I could quibble about some of the resolutions.  Peggy and Stan seems a little pat, although it is hard not to be a shipper after the incident where Peggy tried to lure Stan to her apartment to empty a rat trap by offering to “maybe make it worth your while,” and Stan flatly replied, “No, you won’t.”  Frankly, I can see the two of them working out some arrangement with the fashion photographer played by Mimi Rogers earlier this season, who was clearly interested in each of them.

I’m sure it will rankle some fans that Pete Campbell winds up with a happy ending, given that he’s been an unspeakable jerk most of the time on the show and that Trudy was more than justified in leaving him.  But, as Don pointed out in the season 4 finale, Pete did have good ideas and was good at his job.  Being in Wichita away from big city temptations will curb his appetites, while access to unlimited Lear Jets will stroke his ego.  After trying to be like Don and seeing where that got both him AND Don, maybe he’ll appreciate Trudy a little more.  Besides, given his hairline, trying to be like Don Draper with the ladies is no longer an option.

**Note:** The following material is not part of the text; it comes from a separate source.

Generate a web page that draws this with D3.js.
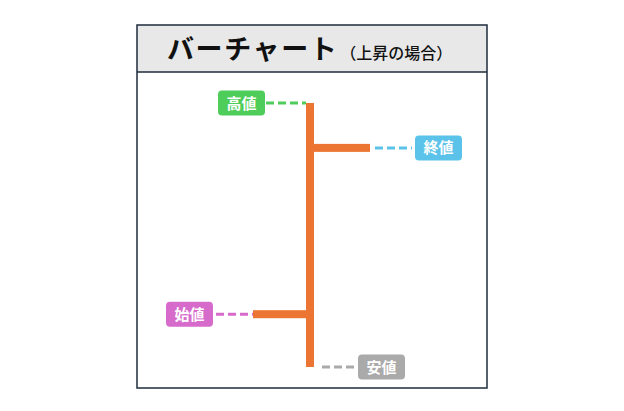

My biggest problem with the finale is Joan’s story, with poor Joan once again getting a raw deal in the love department.  My complaint is that, in the brief time we've gotten to know Richard, he seemed to vacillate between being perfect and being terrible.  He seems to understand Joan’s potential and wants her to use it, but not if it interferes with her giving him 100% of her attention 100% of the time.  Given that the Peggy/Stan relationship took years to gestate, throwing Richard in for four episodes and having him be supportive for the first three episodes and insensitive in the finale seems rushed and manipulative.  That said, her ending up in film production is a nice extension of her time working in the new television division with Harry several seasons ago.

Where does Mad Men rank in the history of television?  Of course an objective ranking is impossible, but it is certainly one of the top ten dramas in broadcast/cable history (excuse me for excluding premium cable fare like The Sopranos and Game of Thrones, but the economics of HBO and Showtime are wholly different than that of the broadcast networks and basic cable).  I’d say Mad Men is in the top five, with Hill Street Blues, The Wire, The West Wing, and The X-Files (although I am sure most viewers would replace X-Files with Breaking Bad; I just never got that show).  The first two seasons were brilliant; the next three consistently excellent, and the last two abbreviated seasons were somewhere in between.


One final note: the character of Meredith became one of my favorite Mad Men characters based solely on the last two episodes.  The way she politely turned away Don’s boss at McCann/Erickson when he asked where Don was managed to be truthful yet cover Don’s back; her wish that Don was in “a better place” eliciting Roger’s emphatic, “He’s not dead!” was hysterical (“There are better places than this,” resonated with Dawn’s exit line in a previous episode; not everyone is comfortable being Don Draper’s secretary).  She deserved better than being fired because Don Draper took off for California.  I’m sure Don got her rehired (if she was willing to come back) before creating Coke’s “I’d Like To Teach the World To Sing” ad campaign.